Saturday, March 26, 2016

The Bird in the Cage

"Her life, she realized, had all the charms of a steel trap."





Have you ever felt so pressure with things?

Felt so trap like a bird in the cage?

Felt like a damn marionette controlled by life marionettist?

Felt like you carry life's burden on your shoulders?



I've been having this feeling for almost 5 years. Five years of pressure, heavy responsibility, a bird trap on her own cage. I'm not complaining a lot but sometimes when I have too much on my plate and their demand arises more than what I can offer, I can't help but crack up and bust out. They may see me smiling and laughing, thinking everything is fine with me but I'm not! Totally NOT! Sometimes when I want to be free from all of these; they question my sense of responsibility and the likes. I can't buy books because its a waste of money, can't go out with my friends because its a waste of time and money!

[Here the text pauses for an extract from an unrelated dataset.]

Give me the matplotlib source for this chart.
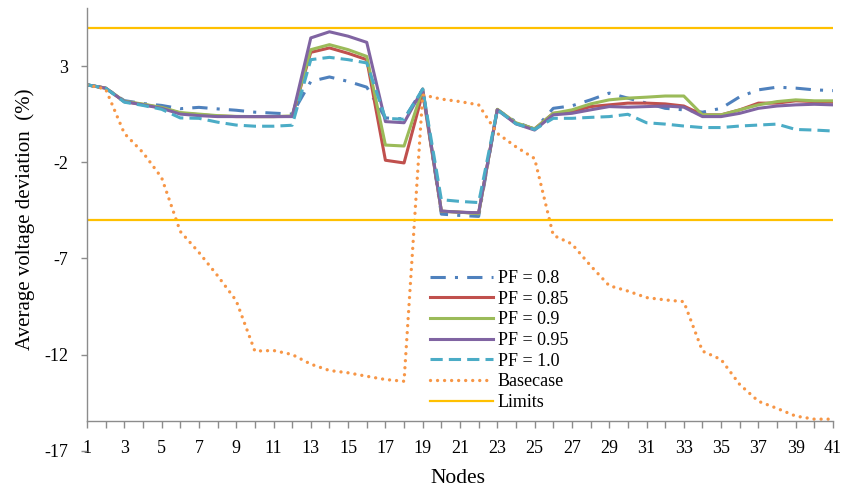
import matplotlib
matplotlib.use("Agg")
import matplotlib.pyplot as plt

nodes = list(range(1, 42))

pf_080 = [2.02, 1.85, 1.2, 1.05, 0.95, 0.78, 0.85, 0.77, 0.7, 0.6, 0.55, 0.5,
          2.2, 2.43, 2.2, 1.9, 0.3, 0.25, 1.8, -4.7, -4.77, -4.82, 0.72, 0.1, -0.3,
          0.8, 0.93, 1.24, 1.59, 1.33, 1.07, 0.8, 0.72, 0.6, 0.8, 1.4, 1.76, 1.9,
          1.85, 1.76, 1.72]
pf_085 = [2.02, 1.85, 1.15, 1.0, 0.83, 0.55, 0.47, 0.4, 0.37, 0.37, 0.37, 0.38,
          3.71, 3.94, 3.66, 3.33, -1.9, -2.04, 1.6, -4.55, -4.6, -4.65, 0.74, 0.02, -0.27,
          0.54, 0.62, 0.89, 0.98, 1.07, 1.07, 1.03, 0.92, 0.46, 0.46, 0.72, 1.07, 1.07,
          1.19, 1.15, 1.12]
pf_090 = [2.02, 1.85, 1.17, 1.02, 0.85, 0.58, 0.5, 0.42, 0.38, 0.37, 0.37, 0.4,
          3.85, 4.11, 3.85, 3.5, -1.11, -1.16, 1.8, -4.55, -4.6, -4.68, 0.75, 0.05, -0.27,
          0.54, 0.72, 1.03, 1.24, 1.33, 1.38, 1.44, 1.44, 0.46, 0.46, 0.72, 0.98, 1.15,
          1.24, 1.19, 1.19]
pf_095 = [2.02, 1.85, 1.15, 0.98, 0.8, 0.5, 0.42, 0.37, 0.37, 0.37, 0.37, 0.37,
          4.46, 4.78, 4.55, 4.23, 0.11, 0.05, 1.8, -4.54, -4.6, -4.63, 0.72, -0.01, -0.33,
          0.46, 0.54, 0.72, 0.89, 0.86, 0.89, 0.92, 0.86, 0.37, 0.37, 0.54, 0.8, 0.92,
          0.98, 1.01, 0.98]
pf_100 = [2.02, 1.85, 1.12, 0.95, 0.75, 0.3, 0.28, 0.08, -0.07, -0.13, -0.13, -0.08,
          3.33, 3.45, 3.33, 3.16, 0.28, 0.23, 1.8, -3.95, -4.04, -4.1, 0.72, 0.0, -0.3,
          0.28, 0.28, 0.33, 0.37, 0.49, 0.05, -0.02, -0.12, -0.2, -0.2, -0.12, -0.07, -0.02,
          -0.3, -0.33, -0.38]
basecase = [2.02, 1.8, -0.5, -1.5, -2.8, -5.6, -6.69, -7.9, -9.2, -11.82, -11.79, -12.0,
            -12.5, -12.83, -12.95, -13.13, -13.3, -13.39, 1.5, 1.28, 1.15, 0.98, -0.5, -1.2, -1.81,
            -5.8, -6.25, -7.38, -8.42, -8.7, -9.04, -9.16, -9.25, -11.82, -12.26, -13.56, -14.43,
            -14.8, -15.2, -15.36, -15.36]
limit_upper = 5
limit_lower = -5

y_ticks = [3, -2, -7, -12, -17]
x_tick_labels = [str(n) for n in nodes[::2]]

plt.rcParams['font.family'] = ['Liberation Serif', 'DejaVu Serif']
plt.rcParams['axes.unicode_minus'] = False

fig = plt.figure(figsize=(8.5, 4.92), dpi=100)
ax = fig.add_axes([87 / 850, 1 - 450.7 / 492, 746 / 850, 442.4 / 492])

c_blue = '#4F81BD'
c_red = '#C0504D'
c_green = '#9BBB59'
c_purple = '#8064A2'
c_aqua = '#4BACC6'
c_orange = '#F79646'
c_gold = '#FFC000'

ax.plot(nodes, pf_080, color=c_blue, lw=2.2, dashes=(5, 3, 1, 3), label='PF = 0.8')
ax.plot(nodes, pf_085, color=c_red, lw=2.2, label='PF = 0.85')
ax.plot(nodes, pf_090, color=c_green, lw=2.2, label='PF = 0.9')
ax.plot(nodes, pf_095, color=c_purple, lw=2.2, label='PF = 0.95')
ax.plot(nodes, pf_100, color=c_aqua, lw=2.2, dashes=(4, 2), label='PF = 1.0')
ax.plot(nodes, basecase, color=c_orange, lw=2.4, dashes=(0.01, 2.1),
        dash_capstyle='round', label='Basecase')
ax.axhline(limit_upper, color=c_gold, lw=1.6, label='Limits')
ax.axhline(limit_lower, color=c_gold, lw=1.6)

ax.set_xlim(1, 41)
ax.set_ylim(-17, 6)

axis_gray = '#8C8C8C'
for side in ('top', 'right'):
    ax.spines[side].set_visible(False)
ax.spines['bottom'].set_position(('data', -15.45))
ax.spines['left'].set_bounds(-15.45, 6)
for side in ('bottom', 'left'):
    ax.spines[side].set_color(axis_gray)
    ax.spines[side].set_linewidth(1.0)

ax.set_xticks(nodes, minor=True)
ax.set_xticks(nodes[::2])
ax.set_xticklabels(x_tick_labels)
ax.tick_params(axis='x', which='both', direction='out', length=5, width=1,
               color=axis_gray, labelsize=13, pad=9)
ax.set_yticks(y_ticks)
ax.tick_params(axis='y', direction='out', length=4.5, width=1, color=axis_gray,
               labelsize=13, pad=9)

ax.set_xlabel('Nodes', fontsize=15.5, va='center')
ax.xaxis.set_label_coords(0.497, -0.062)
ax.set_ylabel('Average voltage deviation  (%)', fontsize=15, va='center')
ax.yaxis.set_label_coords(-0.083, 0.524)

ax.legend(loc='upper left', bbox_to_anchor=(0.46, 0.408), frameon=False,
          fontsize=13, handlelength=3.5, handletextpad=0.25, labelspacing=0.2,
          borderpad=0, borderaxespad=0)

fig.savefig('out.png', dpi=100)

Everything is a waste for them but what about ME? I've wasted my teenager life because I choose to be the great, responsible eldest they want me to be. I just want to blow off some steam, have fun and stop being a worrisome person at the early age of 21 but don't allow me to do so. Every time I try to escape on my cage,  I just find myself flying back in and all caged up. All these years I've been holding up this burden inside me. Been locked up all by myself. Been faking and masking the pain I felt.

My dear parents, people and life itself; please be gentle. Let me breathe. Let me grow and go. Let me fly high and reach my dreams. I still have many things I want to prove and achieve. I don't to end my life hanging. I don't want to end things like this. I don't want to be a bird trap on her cage forever!